= EXERCISE AIM =
Below are some entries; can you quote all of them exactly?

[Stored data]
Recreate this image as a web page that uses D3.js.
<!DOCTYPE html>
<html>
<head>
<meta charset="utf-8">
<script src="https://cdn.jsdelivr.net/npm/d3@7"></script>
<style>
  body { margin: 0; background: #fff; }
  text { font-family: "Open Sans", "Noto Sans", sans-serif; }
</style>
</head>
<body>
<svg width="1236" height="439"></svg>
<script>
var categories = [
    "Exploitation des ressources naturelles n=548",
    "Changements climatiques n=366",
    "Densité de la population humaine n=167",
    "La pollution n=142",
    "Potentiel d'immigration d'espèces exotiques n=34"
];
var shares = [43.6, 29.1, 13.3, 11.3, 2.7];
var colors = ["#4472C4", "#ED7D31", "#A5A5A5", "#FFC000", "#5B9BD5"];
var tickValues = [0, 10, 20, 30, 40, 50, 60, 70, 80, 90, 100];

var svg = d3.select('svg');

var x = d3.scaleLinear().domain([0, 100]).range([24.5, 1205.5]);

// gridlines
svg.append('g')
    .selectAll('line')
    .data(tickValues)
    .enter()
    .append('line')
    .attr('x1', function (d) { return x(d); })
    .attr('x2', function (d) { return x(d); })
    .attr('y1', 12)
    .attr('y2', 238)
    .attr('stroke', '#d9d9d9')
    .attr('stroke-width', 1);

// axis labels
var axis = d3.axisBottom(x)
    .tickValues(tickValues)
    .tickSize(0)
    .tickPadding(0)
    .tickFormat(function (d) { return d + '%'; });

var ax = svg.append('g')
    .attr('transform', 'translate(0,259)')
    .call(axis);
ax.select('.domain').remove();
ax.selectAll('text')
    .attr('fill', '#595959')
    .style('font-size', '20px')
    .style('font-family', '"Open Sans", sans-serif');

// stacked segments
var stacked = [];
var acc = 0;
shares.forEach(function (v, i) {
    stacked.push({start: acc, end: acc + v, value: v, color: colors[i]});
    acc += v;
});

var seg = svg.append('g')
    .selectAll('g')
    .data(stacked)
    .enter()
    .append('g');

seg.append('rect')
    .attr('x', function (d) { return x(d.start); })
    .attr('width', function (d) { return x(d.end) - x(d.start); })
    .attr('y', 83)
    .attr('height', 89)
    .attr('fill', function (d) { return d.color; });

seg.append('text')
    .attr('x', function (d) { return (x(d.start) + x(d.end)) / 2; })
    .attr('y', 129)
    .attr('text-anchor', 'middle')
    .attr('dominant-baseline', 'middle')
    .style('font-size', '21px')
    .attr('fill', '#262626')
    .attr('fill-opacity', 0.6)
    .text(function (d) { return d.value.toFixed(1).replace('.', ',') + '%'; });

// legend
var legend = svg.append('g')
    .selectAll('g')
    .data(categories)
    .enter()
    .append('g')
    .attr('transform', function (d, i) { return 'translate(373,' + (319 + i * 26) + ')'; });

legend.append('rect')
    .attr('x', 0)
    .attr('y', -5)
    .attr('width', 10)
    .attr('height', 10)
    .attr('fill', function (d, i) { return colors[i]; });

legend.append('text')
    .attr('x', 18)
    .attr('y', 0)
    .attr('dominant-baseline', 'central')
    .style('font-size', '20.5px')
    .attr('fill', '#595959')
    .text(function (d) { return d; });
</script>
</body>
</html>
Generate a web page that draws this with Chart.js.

= COMPLETE OUTPUT =
Recreate this image as a web page that uses D3.js.
<!DOCTYPE html>
<html>
<head>
<meta charset="utf-8">
<script src="https://cdn.jsdelivr.net/npm/d3@7"></script>
<style>
  body { margin: 0; background: #fff; }
  text { font-family: "Open Sans", "Noto Sans", sans-serif; }
</style>
</head>
<body>
<svg width="1236" height="439"></svg>
<script>
var categories = [
    "Exploitation des ressources naturelles n=548",
    "Changements climatiques n=366",
    "Densité de la population humaine n=167",
    "La pollution n=142",
    "Potentiel d'immigration d'espèces exotiques n=34"
];
var shares = [43.6, 29.1, 13.3, 11.3, 2.7];
var colors = ["#4472C4", "#ED7D31", "#A5A5A5", "#FFC000", "#5B9BD5"];
var tickValues = [0, 10, 20, 30, 40, 50, 60, 70, 80, 90, 100];

var svg = d3.select('svg');

var x = d3.scaleLinear().domain([0, 100]).range([24.5, 1205.5]);

// gridlines
svg.append('g')
    .selectAll('line')
    .data(tickValues)
    .enter()
    .append('line')
    .attr('x1', function (d) { return x(d); })
    .attr('x2', function (d) { return x(d); })
    .attr('y1', 12)
    .attr('y2', 238)
    .attr('stroke', '#d9d9d9')
    .attr('stroke-width', 1);

// axis labels
var axis = d3.axisBottom(x)
    .tickValues(tickValues)
    .tickSize(0)
    .tickPadding(0)
    .tickFormat(function (d) { return d + '%'; });

var ax = svg.append('g')
    .attr('transform', 'translate(0,259)')
    .call(axis);
ax.select('.domain').remove();
ax.selectAll('text')
    .attr('fill', '#595959')
    .style('font-size', '20px')
    .style('font-family', '"Open Sans", sans-serif');

// stacked segments
var stacked = [];
var acc = 0;
shares.forEach(function (v, i) {
    stacked.push({start: acc, end: acc + v, value: v, color: colors[i]});
    acc += v;
});

var seg = svg.append('g')
    .selectAll('g')
    .data(stacked)
    .enter()
    .append('g');

seg.append('rect')
    .attr('x', function (d) { return x(d.start); })
    .attr('width', function (d) { return x(d.end) - x(d.start); })
    .attr('y', 83)
    .attr('height', 89)
    .attr('fill', function (d) { return d.color; });

seg.append('text')
    .attr('x', function (d) { return (x(d.start) + x(d.end)) / 2; })
    .attr('y', 129)
    .attr('text-anchor', 'middle')
    .attr('dominant-baseline', 'middle')
    .style('font-size', '21px')
    .attr('fill', '#262626')
    .attr('fill-opacity', 0.6)
    .text(function (d) { return d.value.toFixed(1).replace('.', ',') + '%'; });

// legend
var legend = svg.append('g')
    .selectAll('g')
    .data(categories)
    .enter()
    .append('g')
    .attr('transform', function (d, i) { return 'translate(373,' + (319 + i * 26) + ')'; });

legend.append('rect')
    .attr('x', 0)
    .attr('y', -5)
    .attr('width', 10)
    .attr('height', 10)
    .attr('fill', function (d, i) { return colors[i]; });

legend.append('text')
    .attr('x', 18)
    .attr('y', 0)
    .attr('dominant-baseline', 'central')
    .style('font-size', '20.5px')
    .attr('fill', '#595959')
    .text(function (d) { return d; });
</script>
</body>
</html>
Generate a web page that draws this with Chart.js.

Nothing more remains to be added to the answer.